At Home - Bill Bryson [109]
Bricks had to be laid in a staggered pattern so that the vertical joins didn’t form continuous straight lines (which would weaken the structure), and a range of styles arose, all fundamentally dictated by considerations of strength, but also by a pleasant impulse to provide variety and beauty. English bond is a style in which one row is made up entirely of stretchers (the long side of bricks) and the next is made only of headers (the end side). In Flemish bond, headers alternate with stretchers from brick to brick. Flemish bond is much more popular than English, not because it is stronger, but because it is more economical since every facade has more long faces than short ones, and thus requires fewer bricks. But there were many other patterns—Chinese bond, Dearne’s bond, English garden-wall bond, cross bond, rat-trap bond, monk bond, flying bond, and so on—each signifying a different configuration of headers and stretchers. These elemental patterns could be additionally enhanced by making some of the bricks stick out slightly, like little steps (a practice known as corbelling), or by inserting different colored bricks to form a diamond pattern, known as a diaper. (The relationship between a pattern of bricks and a baby’s undergarment is that the baby garment was originally made from linen threads woven in a diamond pattern.)
Brick remained an eminently respectable material for the smartest homes right up into the Regency period, but then there suddenly arose a cold distaste for it, especially for red brick. “There is something harsh in the transition” from stone to brick, mused Isaac Ware in his highly influential Complete Body of Architecture (1756). Red brick, he went on, was “fiery and disagreeable to the eye … and most improper in the country”—the very place it was mostly being put to use.
Suddenly stone became the only acceptable material for the surface of a building. In the Georgian period stone was so fashionable that owners would go to almost any lengths to disguise the nature of their house if it wasn’t stone at all. Apsley House, at Hyde Park Corner in London, was built of brick but then encased in Bath stone when brick suddenly became unfashionable.
America played an indirect and unexpected role in brick’s falling fortunes. The loss of tax revenue from the American colonies after the American War of Independence, as well as the cost of paying for that war, meant that the British government urgently needed funds, and in 1784 it introduced a stiff brick tax. Manufacturers made bricks larger to reduce the impact of the tax, but these were so awkward to work with that the effect was to depress sales further. To counter this decline in revenue, the government raised the brick tax twice more, in 1794 and 1803. Brick went into a headlong retreat. Bricks were out of fashion and people couldn’t afford them anyway.

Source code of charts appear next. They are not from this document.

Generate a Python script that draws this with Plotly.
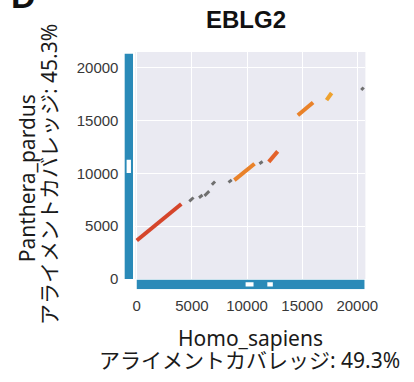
import plotly.graph_objects as go

# ---------------- data ----------------
x_species = "Homo_sapiens"
y_species = "Panthera_pardus"
x_coverage = 49.3
y_coverage = 45.3
gene = "EBLG2"
panel = "D"

x_length = 20650          # length of Homo_sapiens sequence
y_length = 21300          # length of Panthera_pardus sequence
x_gap_start = [9870, 11840]
x_gap_end = [10590, 12340]
y_gap_start = [10030]
y_gap_end = [11270]

seg_x0 = [0, 4760, 5640, 6140, 6810, 8320, 8850, 11120, 11970, 14610, 17210, 20360]
seg_x1 = [4040, 5150, 5960, 6570, 7100, 8610, 10680, 11410, 12780, 15990, 17670, 20580]
seg_y0 = [3640, 7340, 7690, 7870, 8920, 9140, 9350, 10900, 11080, 15490, 16920, 17870]
seg_y1 = [7100, 7710, 7940, 8310, 9230, 9380, 10900, 11110, 12070, 16700, 17590, 18120]
seg_group = ["red", "gray", "gray", "gray", "gray", "gray", "orange", "gray",
             "darkorange", "orange", "lightorange", "gray"]

tick_vals = [0, 5000, 10000, 15000, 20000]
tick_text = ["0", "5000", "10000", "15000", "20000"]

# ---------------- styles ----------------
group_color = {"red": "#d5452b", "orange": "#e9822a", "darkorange": "#e3622a",
               "lightorange": "#eea22f", "gray": "#6f6f6f"}
group_width = {"red": 4, "orange": 4, "darkorange": 4, "lightorange": 4, "gray": 3}
strip_blue = "#2a8ab8"
bg = "#EAEAF2"
W, H = 414, 382

def px_x(p):
    return p / W

def px_y(p):
    return 1 - p / H

fig = go.Figure()

for g in ["red", "orange", "darkorange", "lightorange", "gray"]:
    xs, ys = [], []
    for a, b, c, d, gg in zip(seg_x0, seg_x1, seg_y0, seg_y1, seg_group):
        if gg == g:
            xs += [a, b, None]
            ys += [c, d, None]
    fig.add_trace(go.Scatter(x=xs, y=ys, mode="lines", xaxis="x", yaxis="y",
                             line=dict(color=group_color[g], width=group_width[g]),
                             showlegend=False, hoverinfo="skip"))

# left strip (Panthera_pardus sequence)
fig.add_trace(go.Bar(x=[0], y=[y_length], base=[0], width=[1], orientation="v",
                     marker=dict(color=strip_blue, line=dict(width=0)),
                     xaxis="x2", yaxis="y2", showlegend=False, hoverinfo="skip"))
fig.add_trace(go.Bar(x=[0] * len(y_gap_start),
                     y=[e - s for s, e in zip(y_gap_start, y_gap_end)],
                     base=y_gap_start, width=[0.5] * len(y_gap_start), orientation="v",
                     marker=dict(color="white", line=dict(width=0)),
                     xaxis="x2", yaxis="y2", showlegend=False, hoverinfo="skip"))
# bottom strip (Homo_sapiens sequence)
fig.add_trace(go.Bar(y=[0], x=[x_length], base=[0], width=[1], orientation="h",
                     marker=dict(color=strip_blue, line=dict(width=0)),
                     xaxis="x3", yaxis="y3", showlegend=False, hoverinfo="skip"))
fig.add_trace(go.Bar(y=[0] * len(x_gap_start),
                     x=[e - s for s, e in zip(x_gap_start, x_gap_end)],
                     base=x_gap_start, width=[0.45] * len(x_gap_start), orientation="h",
                     marker=dict(color="white", line=dict(width=0)),
                     xaxis="x3", yaxis="y3", showlegend=False, hoverinfo="skip"))

xr = [-131, 20733]
yr = [0, 21480]
main_xd = [px_x(137.3), px_x(376)]
main_yd = [px_y(285), px_y(53)]
tickfont = dict(family="Liberation Sans, Arial", size=15, color="#383838")

fig.update_layout(
    width=W, height=H, autosize=False,
    margin=dict(l=0, r=0, t=0, b=0),
    paper_bgcolor="white", plot_bgcolor="white",
    barmode="overlay",
    xaxis=dict(domain=main_xd, range=xr, anchor="y", tickvals=tick_vals,
               showticklabels=False, showgrid=True, gridcolor="white", gridwidth=1.3,
               zeroline=False, showline=False, ticks=""),
    yaxis=dict(domain=main_yd, range=yr, anchor="x", tickvals=tick_vals,
               showticklabels=False, showgrid=True, gridcolor="white", gridwidth=1.3,
               zeroline=False, showline=False, ticks=""),
    xaxis2=dict(domain=[px_x(126), px_x(135)], range=[-0.5, 0.5], anchor="y2",
                visible=False),
    yaxis2=dict(domain=main_yd, range=yr, anchor="x2", tickvals=tick_vals,
                ticktext=tick_text, showgrid=False, zeroline=False, showline=False,
                ticks="outside", ticklen=2, tickcolor="rgba(0,0,0,0)",
                tickfont=tickfont),
    xaxis3=dict(domain=main_xd, range=xr, anchor="y3", tickvals=tick_vals,
                ticktext=tick_text, showgrid=False, zeroline=False, showline=False,
                ticks="outside", ticklen=3, tickcolor="rgba(0,0,0,0)",
                tickfont=tickfont),
    yaxis3=dict(domain=[px_y(295.5), px_y(285.5)], range=[-0.5, 0.5], anchor="x3",
                visible=False),
    shapes=[dict(type="rect", xref="x domain", yref="y domain", x0=0, x1=1, y0=0, y1=1,
                 fillcolor=bg, line=dict(width=0), layer="below")],
)

title_font = dict(family="Noto Sans, Noto Sans CJK JP", size=21, color="#1a1a1a")
ann = [
    dict(text=f"<b>{gene}</b>", x=px_x(252.5), y=px_y(20), xref="paper", yref="paper",
         xanchor="center", yanchor="middle", showarrow=False,
         font=dict(family="Liberation Sans, Arial", size=24, color="#111")),
    dict(text=f"<b>{panel}</b>", x=px_x(6), y=px_y(-4), xref="paper", yref="paper",
         xanchor="left", yanchor="middle", showarrow=False,
         font=dict(family="Liberation Sans, Arial", size=34, color="#111")),
    dict(text=x_species, x=px_x(256.5), y=px_y(345), xref="paper", yref="paper",
         xanchor="center", yanchor="middle", showarrow=False, font=title_font),
    dict(text=f"アライメントカバレッジ: {x_coverage}%", x=px_x(256), y=px_y(368),
         xref="paper", yref="paper", xanchor="center", yanchor="middle",
         showarrow=False, font=title_font),
    dict(text=y_species, x=px_x(24.5), y=px_y(182.5), xref="paper", yref="paper",
         xanchor="center", yanchor="middle", showarrow=False, textangle=-90,
         font=title_font),
    dict(text=f"アライメントカバレッジ: {y_coverage}%", x=px_x(47.5), y=px_y(178),
         xref="paper", yref="paper", xanchor="center", yanchor="middle",
         showarrow=False, textangle=-90, font=title_font),
]
fig.update_layout(annotations=ann)

fig.write_html("out.html")
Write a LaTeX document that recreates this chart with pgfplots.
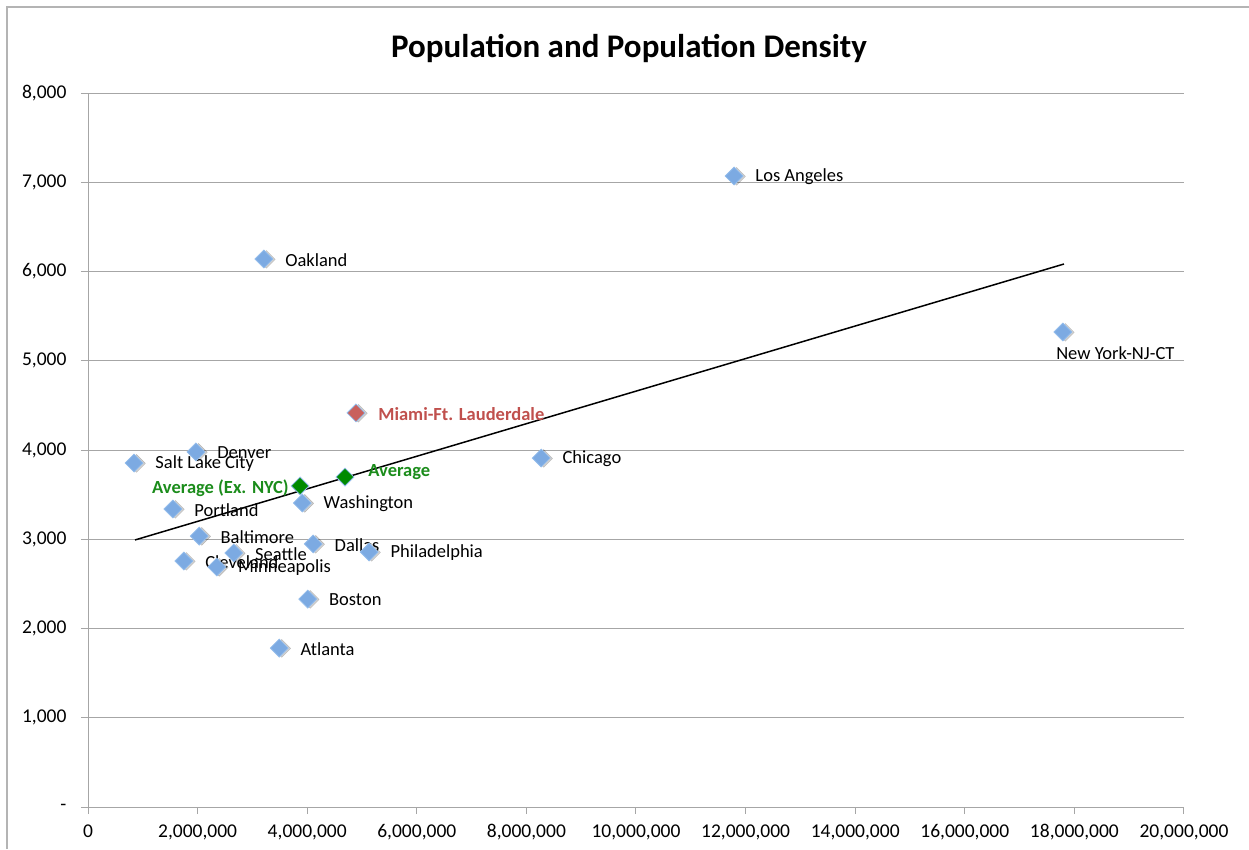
\documentclass[border=0pt]{standalone}
\usepackage{pgfplots}
\usepackage{pgfplotstable}
\pgfplotsset{compat=1.18}
\usepackage{fontspec}
\setmainfont{Carlito}
\definecolor{axisgray}{HTML}{A6A6A6}
\definecolor{framegray}{HTML}{B4B4B4}
\definecolor{ptfill}{HTML}{7CAAE2}
\definecolor{ptedge}{HTML}{93BCEB}
\definecolor{miamired}{HTML}{C9605C}
\definecolor{labred}{HTML}{C0504D}
\definecolor{avggreen}{HTML}{008A00}
\definecolor{labgreen}{HTML}{1B8C1B}

\pgfplotstableread[col sep=comma]{
pop,dens,name
840000,3854,Salt Lake City
1550000,3339,Portland
1750000,2756,Cleveland
1970000,3978,Denver
2030000,3036,Baltimore
2350000,2689,Minneapolis
2660000,2846,Seattle
3210000,6140,Oakland
3490000,1781,Atlanta
3910000,3406,Washington
4010000,2330,Boston
4110000,2947,Dallas
5130000,2857,Philadelphia
8270000,3910,Chicago
11790000,7070,Los Angeles
}\cities

\pgfplotstableread[col sep=comma]{
pop,dens,name
17790000,5322,New York-NJ-CT
}\nyc

\pgfplotstableread[col sep=comma]{
pop,dens,name
4890000,4415,Miami-Ft. Lauderdale
}\miami

\pgfplotstableread[col sep=comma]{
pop,dens,name
4690000,3697,Average
}\avg

\pgfplotstableread[col sep=comma]{
pop,dens,name
3870000,3597,Average (Ex. NYC)
}\avgex

\pgfplotstableread[col sep=comma]{
pop,dens
858000,2992
17810000,6084
}\trend

\begin{document}
\begin{tikzpicture}[x=1pt,y=1pt]
\useasboundingbox (0,0) rectangle (1249,849);
\draw[framegray, line width=1.2pt] (7,0) -- (7,842) -- (1249,842);
\node[font=\bfseries\fontsize{33}{38}\selectfont] at (629,800) {Population and Population Density};
\begin{axis}[
  at={(88pt,42pt)}, anchor=south west, scale only axis,
  width=1096pt, height=714pt,
  xmin=0, xmax=20000000, ymin=0, ymax=8000,
  clip=false,
  axis x line=bottom, axis y line=left,
  axis line style={-, draw=axisgray, line width=1pt},
  tick align=outside, major tick length=7pt,
  tick style={axisgray, line width=1pt},
  ymajorgrids, grid style={axisgray, line width=1pt},
  scaled x ticks=false, scaled y ticks=false,
  xtick={0,2000000,4000000,6000000,8000000,10000000,12000000,14000000,16000000,18000000,20000000},
  xticklabels={0,{2,000,000},{4,000,000},{6,000,000},{8,000,000},{10,000,000},{12,000,000},{14,000,000},{16,000,000},{18,000,000},{20,000,000}},
  ytick={0,1000,2000,3000,4000,5000,6000,7000,8000},
  yticklabels={-,{1,000},{2,000},{3,000},{4,000},{5,000},{6,000},{7,000},{8,000}},
  ticklabel style={font=\fontsize{19.5}{22}\selectfont, text=black},
  /pgf/number format/assume math mode=true,
  xticklabel style={yshift=-7pt},
  yticklabel style={xshift=-11pt},
]
% trend line
\addplot[black, line width=1.5pt] table[x=pop, y=dens] {\trend};
% shadows
\addplot[only marks, mark=square*, mark size=6.3pt, mark options={rotate=45, xshift=1.5pt, yshift=-2pt, fill=black, draw=none, opacity=0.18}] table[x=pop, y=dens] {\cities};
\addplot[only marks, mark=square*, mark size=6.3pt, mark options={rotate=45, xshift=1.5pt, yshift=-2pt, fill=black, draw=none, opacity=0.18}] table[x=pop, y=dens] {\nyc};
\addplot[only marks, mark=square*, mark size=6.3pt, mark options={rotate=45, xshift=1.5pt, yshift=-2pt, fill=black, draw=none, opacity=0.18}] table[x=pop, y=dens] {\miami};
% cities
\addplot[only marks, mark=square*, mark size=6.3pt,
  mark options={rotate=45, fill=ptfill, draw=ptedge, line width=0.8pt},
  point meta=explicit symbolic, nodes near coords,
  nodes near coords style={anchor=west, xshift=21pt, yshift=-1pt, inner sep=0pt, font=\fontsize{18.5}{21}\selectfont, text=black}]
  table[x=pop, y=dens, meta=name] {\cities};
\addplot[only marks, mark=square*, mark size=6.3pt,
  mark options={rotate=45, fill=ptfill, draw=ptedge, line width=0.8pt},
  point meta=explicit symbolic, nodes near coords,
  nodes near coords style={anchor=north west, xshift=-7pt, yshift=-14pt, inner sep=0pt, font=\fontsize{18.5}{21}\selectfont, text=black}]
  table[x=pop, y=dens, meta=name] {\nyc};
\addplot[only marks, mark=square*, mark size=6.3pt,
  mark options={rotate=45, fill=miamired, draw=ptedge, line width=0.8pt},
  point meta=explicit symbolic, nodes near coords,
  nodes near coords style={anchor=west, xshift=22pt, yshift=-1pt, inner sep=0pt, font=\bfseries\fontsize{18.5}{21}\selectfont, text=labred}]
  table[x=pop, y=dens, meta=name] {\miami};
\addplot[only marks, mark=square*, mark size=6.3pt,
  mark options={rotate=45, fill=avggreen, draw=ptedge, line width=0.8pt},
  point meta=explicit symbolic, nodes near coords,
  nodes near coords style={anchor=west, xshift=23pt, yshift=5pt, inner sep=0pt, font=\bfseries\fontsize{18.5}{21}\selectfont, text=labgreen}]
  table[x=pop, y=dens, meta=name] {\avg};
\addplot[only marks, mark=square*, mark size=6.3pt,
  mark options={rotate=45, fill=avggreen, draw=ptedge, line width=0.8pt},
  point meta=explicit symbolic, nodes near coords,
  nodes near coords style={anchor=east, xshift=-11pt, yshift=-2pt, inner sep=0pt, font=\bfseries\fontsize{18.5}{21}\selectfont, text=labgreen}]
  table[x=pop, y=dens, meta=name] {\avgex};
\end{axis}
\end{tikzpicture}
\end{document}
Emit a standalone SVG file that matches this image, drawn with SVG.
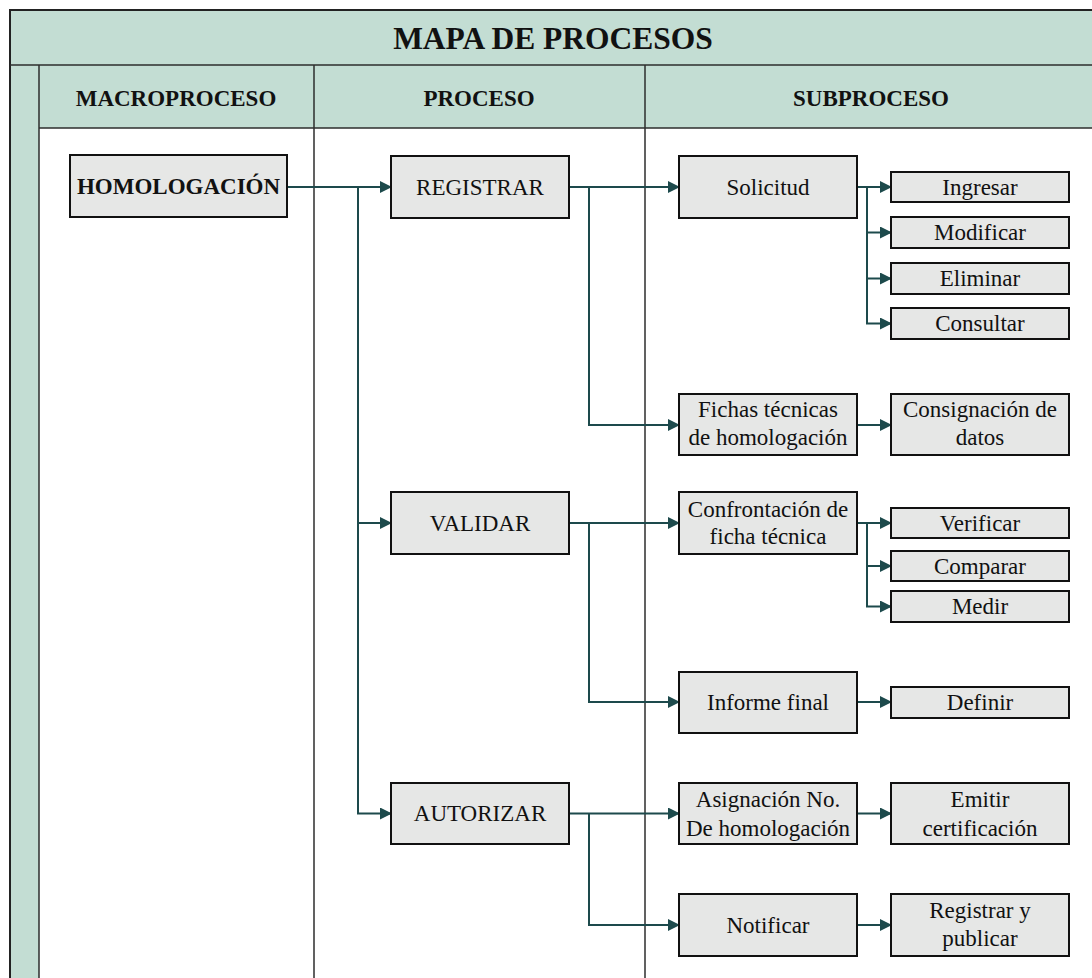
<svg xmlns="http://www.w3.org/2000/svg" width="1092" height="978" viewBox="0 0 1092 978">
  <style>
    .band { fill: #c3ddd3; }
    .grid { stroke: #2e2e2e; stroke-width: 1.5; fill: none; }
    .frame { stroke: #222; stroke-width: 2; fill: none; }
    .box { fill: #e6e7e6; stroke: #111; stroke-width: 2; }
    .t { font-family: "Liberation Serif", "Times New Roman", serif; font-size: 23px; fill: #111; text-anchor: middle; }
    .b { font-weight: bold; }
    .title { font-size: 31.5px; }
    .conn { stroke: #1d4a4c; stroke-width: 2; fill: none; }
  </style>
  <defs>
    <marker id="arrow" markerUnits="userSpaceOnUse" markerWidth="12" markerHeight="12" refX="11" refY="6" orient="auto">
      <path d="M0,0 L12,6 L0,12 z" fill="#1d4a4c"/>
    </marker>
  </defs>

  <rect width="1092" height="978" fill="#ffffff"/>

  <!-- table frame: title band, header row, side strip, columns -->
  <g id="table">
    <rect class="band" x="10" y="10" width="1090" height="55"/>
    <rect class="band" x="38" y="65" width="1062" height="63"/>
    <rect class="band" x="10" y="65" width="29" height="920"/>
    <path class="frame" d="M10,985 V10 H1100"/>
    <path class="grid" d="M10,65 H1100 M39,65 V985 M39,128 H1100 M314,65 V985 M645,65 V985"/>
    <text class="t b title" x="553" y="49">MAPA DE PROCESOS</text>
    <text class="t b" x="176" y="106">MACROPROCESO</text>
    <text class="t b" x="479" y="106">PROCESO</text>
    <text class="t b" x="871" y="106">SUBPROCESO</text>
  </g>

  <!-- connectors -->
  <g id="connectors">
    <path class="conn" d="M287,187 H391" marker-end="url(#arrow)"/>
    <path class="conn" d="M358,187 V813.5 H391" marker-end="url(#arrow)"/>
    <path class="conn" d="M358,523 H391" marker-end="url(#arrow)"/>

    <path class="conn" d="M569,187 H679" marker-end="url(#arrow)"/>
    <path class="conn" d="M589,187 V425 H679" marker-end="url(#arrow)"/>
    <path class="conn" d="M857,187 H891" marker-end="url(#arrow)"/>
    <path class="conn" d="M867,187 V323.5 H891" marker-end="url(#arrow)"/>
    <path class="conn" d="M867,232.5 H891" marker-end="url(#arrow)"/>
    <path class="conn" d="M867,278.5 H891" marker-end="url(#arrow)"/>
    <path class="conn" d="M857,425 H891" marker-end="url(#arrow)"/>

    <path class="conn" d="M569,523 H679" marker-end="url(#arrow)"/>
    <path class="conn" d="M589,523 V702 H679" marker-end="url(#arrow)"/>
    <path class="conn" d="M857,523 H891" marker-end="url(#arrow)"/>
    <path class="conn" d="M867,523 V606.5 H891" marker-end="url(#arrow)"/>
    <path class="conn" d="M867,566 H891" marker-end="url(#arrow)"/>
    <path class="conn" d="M857,702 H891" marker-end="url(#arrow)"/>

    <path class="conn" d="M569,813.5 H679" marker-end="url(#arrow)"/>
    <path class="conn" d="M589,813.5 V925 H679" marker-end="url(#arrow)"/>
    <path class="conn" d="M857,813.5 H891" marker-end="url(#arrow)"/>
    <path class="conn" d="M857,925 H891" marker-end="url(#arrow)"/>
  </g>

  <!-- macroprocess -->
  <g id="homologacion">
    <rect class="box" x="70" y="155" width="217" height="62"/>
    <text class="t b" x="178.5" y="194">HOMOLOGACIÓN</text>
  </g>

  <!-- processes -->
  <g id="registrar">
    <rect class="box" x="391" y="156" width="178" height="62"/>
    <text class="t" x="480" y="195">REGISTRAR</text>
  </g>
  <g id="validar">
    <rect class="box" x="391" y="492" width="178" height="62"/>
    <text class="t" x="480" y="531">VALIDAR</text>
  </g>
  <g id="autorizar">
    <rect class="box" x="391" y="783" width="178" height="61"/>
    <text class="t" x="480" y="821">AUTORIZAR</text>
  </g>

  <!-- subprocesses -->
  <g id="solicitud">
    <rect class="box" x="679" y="156" width="178" height="62"/>
    <text class="t" x="768" y="195">Solicitud</text>
  </g>
  <g id="ingresar">
    <rect class="box" x="891" y="172" width="178" height="30"/>
    <text class="t" x="980" y="195">Ingresar</text>
  </g>
  <g id="modificar">
    <rect class="box" x="891" y="217" width="178" height="31"/>
    <text class="t" x="980" y="240">Modificar</text>
  </g>
  <g id="eliminar">
    <rect class="box" x="891" y="263" width="178" height="31"/>
    <text class="t" x="980" y="286">Eliminar</text>
  </g>
  <g id="consultar">
    <rect class="box" x="891" y="308" width="178" height="31"/>
    <text class="t" x="980" y="331">Consultar</text>
  </g>

  <g id="fichas">
    <rect class="box" x="679" y="394" width="178" height="61"/>
    <text class="t" x="768" y="417">Fichas técnicas</text>
    <text class="t" x="768" y="445">de homologación</text>
  </g>
  <g id="consignacion">
    <rect class="box" x="891" y="394" width="178" height="61"/>
    <text class="t" x="980" y="417">Consignación de</text>
    <text class="t" x="980" y="445">datos</text>
  </g>

  <g id="confrontacion">
    <rect class="box" x="679" y="492" width="178" height="62"/>
    <text class="t" x="768" y="517">Confrontación de</text>
    <text class="t" x="768" y="544">ficha técnica</text>
  </g>
  <g id="verificar">
    <rect class="box" x="891" y="508" width="178" height="30"/>
    <text class="t" x="980" y="531">Verificar</text>
  </g>
  <g id="comparar">
    <rect class="box" x="891" y="551" width="178" height="30"/>
    <text class="t" x="980" y="574">Comparar</text>
  </g>
  <g id="medir">
    <rect class="box" x="891" y="591" width="178" height="31"/>
    <text class="t" x="980" y="614">Medir</text>
  </g>

  <g id="informe">
    <rect class="box" x="679" y="672" width="178" height="61"/>
    <text class="t" x="768" y="710">Informe final</text>
  </g>
  <g id="definir">
    <rect class="box" x="891" y="687" width="178" height="31"/>
    <text class="t" x="980" y="710">Definir</text>
  </g>

  <g id="asignacion">
    <rect class="box" x="679" y="783" width="178" height="61"/>
    <text class="t" x="768" y="807">Asignación No.</text>
    <text class="t" x="768" y="836">De homologación</text>
  </g>
  <g id="emitir">
    <rect class="box" x="891" y="783" width="178" height="61"/>
    <text class="t" x="980" y="807">Emitir</text>
    <text class="t" x="980" y="836">certificación</text>
  </g>

  <g id="notificar">
    <rect class="box" x="679" y="894" width="178" height="62"/>
    <text class="t" x="768" y="933">Notificar</text>
  </g>
  <g id="registrar-publicar">
    <rect class="box" x="891" y="894" width="178" height="62"/>
    <text class="t" x="980" y="918">Registrar y</text>
    <text class="t" x="980" y="946">publicar</text>
  </g>
</svg>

The problem was that a lot of the buildings already in existence were inescapably of brick. In Britain a simple expedient was to give the houses a kind of permanent facial by applying a creamy layer of stucco—a kind of exterior plaster compounded from lime, water, and cement, from the Old German stukki, or “covering”—over the original brick surface. As the stucco dried, lines could be neatly incised to make it look like blocks of stone. The Regency architect John Nash became especially associated with stucco, as a famous line of doggerel records:
But isn’t our Nash … a very great master?
He found us all brick and he leaves us all plaster!
Nash is yet another of the people in this story who rather came from out of nowhere, and his climb to greatness could not easily have been predicted. He grew up in grinding poverty in South London and was not a particularly imposing figure to behold. He had “a face like a monkey’s,” in the startlingly cruel description of a contemporary, and none of the breeding that could help smooth the way to success. But somehow he managed to land a plum traineeship in the office of Sir Robert Taylor, one of the leading architects of the day.